→ **INFORMATION SHOWN**:
——
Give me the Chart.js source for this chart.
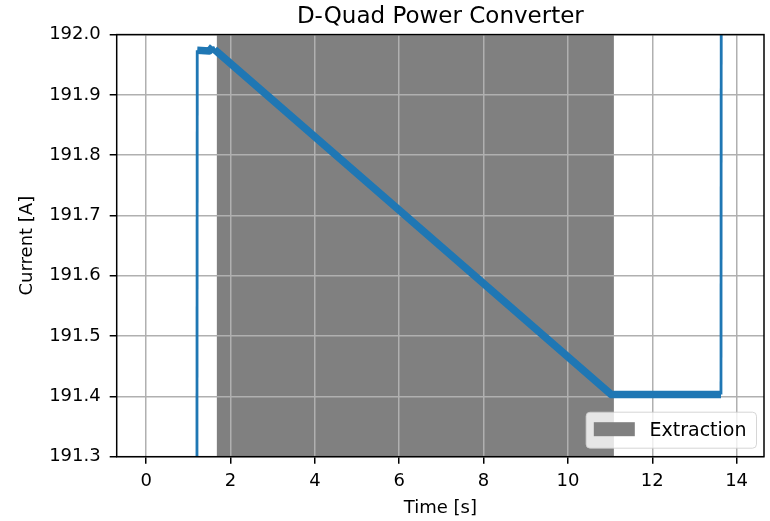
<!DOCTYPE html>
<html>
<head>
<meta charset="utf-8">
<script src="https://cdn.jsdelivr.net/npm/chart.js@4/dist/chart.umd.min.js"></script>
<style>
    body { margin: 0; background: #fff; }
    #wrap { width: 770px; height: 521px; position: relative; }
</style>
</head>
<body>
<div id="wrap"><canvas id="myChart"></canvas></div>
<script>
// Données
const timeS = [0, 1.20, 1.21, 1.50, 1.58, 1.62, 1.69, 11.03, 13.63, 13.64, 13.95];
const currentA = [191.0, 191.0, 191.974, 191.973, 191.980, 191.975, 191.971, 191.403, 191.403, 192.5, 192.5];

// Zone d'extraction (début, fin)
const extractionStart = [1.675];
const extractionEnd = [11.09];
const extractionLabel = 'Extraction';

// Graduations
const xTicks = [0, 2, 4, 6, 8, 10, 12, 14];
const yTicks = [191.3, 191.4, 191.5, 191.6, 191.7, 191.8, 191.9, 192.0];

const FONT = 'DejaVu Sans';

// Points pour Chart.js
let points = [];
for (let i = 0; i < timeS.length; i++) {
    points.push({ x: timeS[i], y: currentA[i] });
}

// Zone grise, sous la grille
const spanPlugin = {
    id: 'span',
    beforeDraw(chart) {
        const ctx = chart.ctx;
        const a = chart.chartArea;
        const x = chart.scales.x;
        ctx.save();
        ctx.fillStyle = '#808080';
        for (let i = 0; i < extractionStart.length; i++) {
            const x0 = x.getPixelForValue(extractionStart[i]);
            const x1 = x.getPixelForValue(extractionEnd[i]);
            ctx.fillRect(x0, a.top, x1 - x0, a.bottom - a.top);
        }
        ctx.restore();
    }
};

// Cadre + légende en bas à droite
const framePlugin = {
    id: 'frame',
    afterDraw(chart) {
        const ctx = chart.ctx;
        const a = chart.chartArea;
        ctx.save();
        ctx.strokeStyle = '#000';
        ctx.lineWidth = 1.5;
        ctx.strokeRect(a.left, a.top, a.right - a.left, a.bottom - a.top);

        // Légende
        ctx.font = '19px "' + FONT + '"';
        const tw = ctx.measureText(extractionLabel).width;
        const w = 7.7 + 41 + 14.7 + tw + 10;
        const h = 36;
        const bx = a.right - 7.5 - w;
        const by = a.bottom - 8.5 - h;
        ctx.beginPath();
        ctx.roundRect(bx, by, w, h, 4);
        ctx.fillStyle = 'rgba(255,255,255,0.8)';
        ctx.fill();
        ctx.lineWidth = 1;
        ctx.strokeStyle = 'rgba(204,204,204,0.8)';
        ctx.stroke();
        ctx.fillStyle = '#808080';
        ctx.fillRect(bx + 7.7, by + 10, 41, 14);
        ctx.fillStyle = '#000';
        ctx.textBaseline = 'middle';
        ctx.fillText(extractionLabel, bx + 7.7 + 41 + 14.7, by + h / 2 + 1);
        ctx.restore();
    }
};

const ctx = document.getElementById('myChart');

new Chart(ctx, {
    type: 'line',
    data: {
        datasets: [{
            data: points,
            borderColor: '#1f77b4',
            borderWidth: 7.5,
            borderCapStyle: 'butt',
            borderJoinStyle: 'round',
            pointRadius: 0,
            tension: 0,
            clip: 0,
            segment: {
                // les sauts verticaux sont fins, le reste est bruité (épais)
                borderWidth: c => Math.abs(c.p1.parsed.x - c.p0.parsed.x) < 0.05 ? 2.8 : 7.5
            }
        }]
    },
    options: {
        responsive: true,
        maintainAspectRatio: false,
        animation: false,
        layout: { padding: { left: 0, right: 6, top: 0, bottom: 0 } },
        plugins: {
            legend: { display: false },
            tooltip: { enabled: false },
            title: {
                display: true,
                fullSize: false,
                text: 'D-Quad Power Converter',
                color: '#000',
                font: { family: FONT, size: 23, weight: 'normal', lineHeight: 1.2 },
                padding: { top: 3.5, bottom: 3.5 }
            }
        },
        scales: {
            x: {
                type: 'linear',
                min: -0.7,
                max: 14.65,
                afterBuildTicks: s => { s.ticks = xTicks.map(v => ({ value: v })); },
                afterFit: s => { s.height = 64.3; },
                grid: { color: '#b0b0b0', lineWidth: 1.5, tickColor: '#000', tickLength: 7 },
                border: { display: false },
                ticks: {
                    color: '#000',
                    font: { family: FONT, size: 18 },
                    padding: 7,
                    maxRotation: 0,
                    callback: v => String(v)
                },
                title: {
                    display: true,
                    text: 'Time [s]',
                    color: '#000',
                    font: { family: FONT, size: 18 },
                    padding: { top: 1.5, bottom: 1.5 }
                }
            },
            y: {
                min: 191.3,
                max: 192.0,
                afterBuildTicks: s => { s.ticks = yTicks.map(v => ({ value: v })); },
                afterFit: s => { s.width = 116.7; },
                grid: { color: '#b0b0b0', lineWidth: 1.5, tickColor: '#000', tickLength: 7 },
                border: { display: false },
                ticks: {
                    color: '#000',
                    font: { family: FONT, size: 18 },
                    padding: 9,
                    callback: v => Number(v).toFixed(1)
                },
                title: {
                    display: true,
                    text: 'Current [A]',
                    color: '#000',
                    font: { family: FONT, size: 18 },
                    padding: { top: 17, bottom: 17 }
                }
            }
        }
    },
    plugins: [spanPlugin, framePlugin]
});
</script>
</body>
</html>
——
→ **WRITTEN TASK**:
Transcribe the full listing character for character. Pictures are excluded.

→ **ANSWER TO THIS TASK**:
Give me the Chart.js source for this chart.
<!DOCTYPE html>
<html>
<head>
<meta charset="utf-8">
<script src="https://cdn.jsdelivr.net/npm/chart.js@4/dist/chart.umd.min.js"></script>
<style>
    body { margin: 0; background: #fff; }
    #wrap { width: 770px; height: 521px; position: relative; }
</style>
</head>
<body>
<div id="wrap"><canvas id="myChart"></canvas></div>
<script>
// Données
const timeS = [0, 1.20, 1.21, 1.50, 1.58, 1.62, 1.69, 11.03, 13.63, 13.64, 13.95];
const currentA = [191.0, 191.0, 191.974, 191.973, 191.980, 191.975, 191.971, 191.403, 191.403, 192.5, 192.5];

// Zone d'extraction (début, fin)
const extractionStart = [1.675];
const extractionEnd = [11.09];
const extractionLabel = 'Extraction';

// Graduations
const xTicks = [0, 2, 4, 6, 8, 10, 12, 14];
const yTicks = [191.3, 191.4, 191.5, 191.6, 191.7, 191.8, 191.9, 192.0];

const FONT = 'DejaVu Sans';

// Points pour Chart.js
let points = [];
for (let i = 0; i < timeS.length; i++) {
    points.push({ x: timeS[i], y: currentA[i] });
}

// Zone grise, sous la grille
const spanPlugin = {
    id: 'span',
    beforeDraw(chart) {
        const ctx = chart.ctx;
        const a = chart.chartArea;
        const x = chart.scales.x;
        ctx.save();
        ctx.fillStyle = '#808080';
        for (let i = 0; i < extractionStart.length; i++) {
            const x0 = x.getPixelForValue(extractionStart[i]);
            const x1 = x.getPixelForValue(extractionEnd[i]);
            ctx.fillRect(x0, a.top, x1 - x0, a.bottom - a.top);
        }
        ctx.restore();
    }
};

// Cadre + légende en bas à droite
const framePlugin = {
    id: 'frame',
    afterDraw(chart) {
        const ctx = chart.ctx;
        const a = chart.chartArea;
        ctx.save();
        ctx.strokeStyle = '#000';
        ctx.lineWidth = 1.5;
        ctx.strokeRect(a.left, a.top, a.right - a.left, a.bottom - a.top);

        // Légende
        ctx.font = '19px "' + FONT + '"';
        const tw = ctx.measureText(extractionLabel).width;
        const w = 7.7 + 41 + 14.7 + tw + 10;
        const h = 36;
        const bx = a.right - 7.5 - w;
        const by = a.bottom - 8.5 - h;
        ctx.beginPath();
        ctx.roundRect(bx, by, w, h, 4);
        ctx.fillStyle = 'rgba(255,255,255,0.8)';
        ctx.fill();
        ctx.lineWidth = 1;
        ctx.strokeStyle = 'rgba(204,204,204,0.8)';
        ctx.stroke();
        ctx.fillStyle = '#808080';
        ctx.fillRect(bx + 7.7, by + 10, 41, 14);
        ctx.fillStyle = '#000';
        ctx.textBaseline = 'middle';
        ctx.fillText(extractionLabel, bx + 7.7 + 41 + 14.7, by + h / 2 + 1);
        ctx.restore();
    }
};

const ctx = document.getElementById('myChart');

new Chart(ctx, {
    type: 'line',
    data: {
        datasets: [{
            data: points,
            borderColor: '#1f77b4',
            borderWidth: 7.5,
            borderCapStyle: 'butt',
            borderJoinStyle: 'round',
            pointRadius: 0,
            tension: 0,
            clip: 0,
            segment: {
                // les sauts verticaux sont fins, le reste est bruité (épais)
                borderWidth: c => Math.abs(c.p1.parsed.x - c.p0.parsed.x) < 0.05 ? 2.8 : 7.5
            }
        }]
    },
    options: {
        responsive: true,
        maintainAspectRatio: false,
        animation: false,
        layout: { padding: { left: 0, right: 6, top: 0, bottom: 0 } },
        plugins: {
            legend: { display: false },
            tooltip: { enabled: false },
            title: {
                display: true,
                fullSize: false,
                text: 'D-Quad Power Converter',
                color: '#000',
                font: { family: FONT, size: 23, weight: 'normal', lineHeight: 1.2 },
                padding: { top: 3.5, bottom: 3.5 }
            }
        },
        scales: {
            x: {
                type: 'linear',
                min: -0.7,
                max: 14.65,
                afterBuildTicks: s => { s.ticks = xTicks.map(v => ({ value: v })); },
                afterFit: s => { s.height = 64.3; },
                grid: { color: '#b0b0b0', lineWidth: 1.5, tickColor: '#000', tickLength: 7 },
                border: { display: false },
                ticks: {
                    color: '#000',
                    font: { family: FONT, size: 18 },
                    padding: 7,
                    maxRotation: 0,
                    callback: v => String(v)
                },
                title: {
                    display: true,
                    text: 'Time [s]',
                    color: '#000',
                    font: { family: FONT, size: 18 },
                    padding: { top: 1.5, bottom: 1.5 }
                }
            },
            y: {
                min: 191.3,
                max: 192.0,
                afterBuildTicks: s => { s.ticks = yTicks.map(v => ({ value: v })); },
                afterFit: s => { s.width = 116.7; },
                grid: { color: '#b0b0b0', lineWidth: 1.5, tickColor: '#000', tickLength: 7 },
                border: { display: false },
                ticks: {
                    color: '#000',
                    font: { family: FONT, size: 18 },
                    padding: 9,
                    callback: v => Number(v).toFixed(1)
                },
                title: {
                    display: true,
                    text: 'Current [A]',
                    color: '#000',
                    font: { family: FONT, size: 18 },
                    padding: { top: 17, bottom: 17 }
                }
            }
        }
    },
    plugins: [spanPlugin, framePlugin]
});
</script>
</body>
</html>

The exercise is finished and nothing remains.